タイ北部をバイクやバスで走っていると、ひどく頻繁に警察によるチェックポイントがあり、身分証明書の提示を求められます(バスも停められ、全員チェック)。とはいえ、外国人に対するチェックはさほど厳しくありません。というのも、これは以前から活発である民族間の争いなどのためで、その争いの背景にはアヘンの密売などが深く絡んでいるようです。
(バイクで走っていたら突然現れた巨大な金の像。なんか新興宗教っぽい雰囲気のする建物のある大きな敷地内に入ってみると、子ども仏僧たちが。金の像は、「フューチャーブッダ(未来仏)」いうらしく、その実体がなんなのかは結局不明でしたが、中国の宗教だとかで、子どもたちは中国語を話していました)
(バイクで上った山の上にあった典型的なタイのプラタート(仏舎利が入っている)。)
アヘンの売買で生き延びてきた人たちは、実はタイ、ビルマ、ラオスの人たちだけではありません。その一つの例として挙げられるのが、ぼくらがメーサイの次に行った、メーサロンという山中の村に住む中国人たちです。ここはもちろんタイなのですが、かなりの数の中国人がいて、中国語の方がよく話されているんです。
(山の上に広がるメーサロンの町)
というのもここは、第二次大戦後、中国国内で起こった共産党と国民党との間の内戦に負けた、国民党軍が逃げて作った村なのです。中国南部の雲南省へ攻めてきた共産党軍から逃れるため、まずビルマへ、そしてついにタイまで逃げてきて、メーサロンに落ち着きました。台湾にいる国民党軍からの指令を待って、いつか中国へ攻めようと考えながら暮らしているうちに、ついつい50年が経ってしまったとか。今でもその当時の軍人で生き残っている人もいました。
(国民党軍の退役軍人クラブ(?)「栄民之家」。蒋介石、孫文の写真やその他旗などが方々に)
(彼らと感じで筆談。結局対した会話はできず、ここが何なのかは後から調べてわかりました。

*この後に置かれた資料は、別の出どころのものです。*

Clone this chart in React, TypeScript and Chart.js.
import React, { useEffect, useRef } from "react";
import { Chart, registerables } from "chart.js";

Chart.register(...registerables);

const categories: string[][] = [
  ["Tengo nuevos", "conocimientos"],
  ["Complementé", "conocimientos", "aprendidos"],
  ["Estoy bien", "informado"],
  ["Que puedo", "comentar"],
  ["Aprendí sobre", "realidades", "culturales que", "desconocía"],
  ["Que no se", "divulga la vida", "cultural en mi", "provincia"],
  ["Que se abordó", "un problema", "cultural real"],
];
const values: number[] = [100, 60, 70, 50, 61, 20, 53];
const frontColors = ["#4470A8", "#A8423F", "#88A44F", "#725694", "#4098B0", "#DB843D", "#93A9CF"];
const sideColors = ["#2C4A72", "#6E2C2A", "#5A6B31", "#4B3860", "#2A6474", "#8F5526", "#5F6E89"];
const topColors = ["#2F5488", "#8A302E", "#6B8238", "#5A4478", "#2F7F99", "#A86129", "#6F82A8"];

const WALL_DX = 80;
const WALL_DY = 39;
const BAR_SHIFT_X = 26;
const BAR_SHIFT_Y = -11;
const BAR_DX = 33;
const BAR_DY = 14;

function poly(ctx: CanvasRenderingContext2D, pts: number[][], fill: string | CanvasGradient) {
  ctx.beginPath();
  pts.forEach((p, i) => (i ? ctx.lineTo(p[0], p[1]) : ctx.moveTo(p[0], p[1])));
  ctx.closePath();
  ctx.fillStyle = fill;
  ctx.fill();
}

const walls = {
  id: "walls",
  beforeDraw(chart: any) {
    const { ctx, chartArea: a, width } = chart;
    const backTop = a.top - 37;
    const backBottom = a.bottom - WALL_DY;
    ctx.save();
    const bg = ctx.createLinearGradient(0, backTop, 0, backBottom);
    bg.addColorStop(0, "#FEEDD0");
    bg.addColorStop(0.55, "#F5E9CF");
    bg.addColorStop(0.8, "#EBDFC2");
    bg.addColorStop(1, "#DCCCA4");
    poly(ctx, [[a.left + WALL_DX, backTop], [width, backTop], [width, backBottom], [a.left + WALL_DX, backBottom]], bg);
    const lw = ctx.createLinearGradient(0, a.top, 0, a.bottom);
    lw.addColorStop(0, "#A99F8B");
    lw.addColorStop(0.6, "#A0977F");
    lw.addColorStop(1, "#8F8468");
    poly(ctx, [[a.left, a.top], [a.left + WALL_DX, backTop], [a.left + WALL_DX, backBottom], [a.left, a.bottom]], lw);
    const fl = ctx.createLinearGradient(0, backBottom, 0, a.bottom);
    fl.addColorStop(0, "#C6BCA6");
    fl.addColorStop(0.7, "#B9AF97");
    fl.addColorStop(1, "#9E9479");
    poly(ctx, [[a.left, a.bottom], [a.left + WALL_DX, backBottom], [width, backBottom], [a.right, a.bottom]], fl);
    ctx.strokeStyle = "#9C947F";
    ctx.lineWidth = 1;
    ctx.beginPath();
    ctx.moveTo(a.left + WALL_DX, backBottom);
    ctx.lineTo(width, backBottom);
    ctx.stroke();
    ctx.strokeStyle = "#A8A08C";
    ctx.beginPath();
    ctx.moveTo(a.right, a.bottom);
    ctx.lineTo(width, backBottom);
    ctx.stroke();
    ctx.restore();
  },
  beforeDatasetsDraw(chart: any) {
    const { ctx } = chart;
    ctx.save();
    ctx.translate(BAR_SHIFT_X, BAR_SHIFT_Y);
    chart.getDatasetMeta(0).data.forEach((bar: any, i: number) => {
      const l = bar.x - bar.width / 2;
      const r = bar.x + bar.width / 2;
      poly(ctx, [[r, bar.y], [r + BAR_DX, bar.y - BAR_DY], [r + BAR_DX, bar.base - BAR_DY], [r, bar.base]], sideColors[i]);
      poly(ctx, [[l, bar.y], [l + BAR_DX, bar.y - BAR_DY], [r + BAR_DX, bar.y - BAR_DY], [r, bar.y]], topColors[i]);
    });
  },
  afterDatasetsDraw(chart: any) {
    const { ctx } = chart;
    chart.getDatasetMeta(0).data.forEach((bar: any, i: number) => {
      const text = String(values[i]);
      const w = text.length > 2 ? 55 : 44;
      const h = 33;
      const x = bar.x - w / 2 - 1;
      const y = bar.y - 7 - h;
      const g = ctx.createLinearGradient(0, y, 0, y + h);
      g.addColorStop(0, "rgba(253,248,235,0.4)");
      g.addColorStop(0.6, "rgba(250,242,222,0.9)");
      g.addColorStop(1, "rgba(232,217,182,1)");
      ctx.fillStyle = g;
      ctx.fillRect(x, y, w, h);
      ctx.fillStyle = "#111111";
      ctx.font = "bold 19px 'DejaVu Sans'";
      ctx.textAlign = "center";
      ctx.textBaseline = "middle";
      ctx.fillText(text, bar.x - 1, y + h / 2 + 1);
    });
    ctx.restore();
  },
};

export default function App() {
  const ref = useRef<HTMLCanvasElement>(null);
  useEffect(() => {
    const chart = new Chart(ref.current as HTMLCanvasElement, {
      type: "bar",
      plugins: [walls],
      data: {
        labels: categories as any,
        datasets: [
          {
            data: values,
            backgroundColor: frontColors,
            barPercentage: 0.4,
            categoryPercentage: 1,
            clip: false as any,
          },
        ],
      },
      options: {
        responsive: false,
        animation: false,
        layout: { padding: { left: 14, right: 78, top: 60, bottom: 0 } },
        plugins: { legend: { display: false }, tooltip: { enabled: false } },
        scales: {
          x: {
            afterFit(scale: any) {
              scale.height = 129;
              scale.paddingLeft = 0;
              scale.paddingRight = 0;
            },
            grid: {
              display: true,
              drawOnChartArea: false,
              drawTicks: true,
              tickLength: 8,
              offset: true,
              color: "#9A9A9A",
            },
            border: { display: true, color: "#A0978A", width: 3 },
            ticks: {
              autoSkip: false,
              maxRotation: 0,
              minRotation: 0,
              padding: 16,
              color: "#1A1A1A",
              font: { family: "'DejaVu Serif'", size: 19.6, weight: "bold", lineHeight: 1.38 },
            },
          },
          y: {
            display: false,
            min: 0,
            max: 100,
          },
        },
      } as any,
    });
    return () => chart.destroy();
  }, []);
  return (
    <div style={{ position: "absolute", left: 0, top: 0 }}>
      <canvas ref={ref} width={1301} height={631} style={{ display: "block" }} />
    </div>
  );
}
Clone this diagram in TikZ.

中にいたのは、負傷した兵士やらその家族だとか)
その間に彼らが生活の糧としていたのが、アヘン生産でした。もちろん今ではそれは終わり、その代わりがお茶の栽培となりました。ここは、ほんとにタイとは思えないし、なんだか日本の田舎町といった感じもあり、不思議な場所でした。
(これもメーサロンですが、この人は中国人ではなく、ここに昔から住んでいる少数民族の一つであるアカ族の人。観光客へアクセサリーを売りにきます)
(メーサロンの町からちょっと離れると、アカ族など少数民族の人たちの住む集落があり、こんな感じの家に住んでいますが、村にはちゃんと電気も通っていて、中からはテレビらしき音も聞こえました)
またまた長くなってしまいましたが、こんなところで。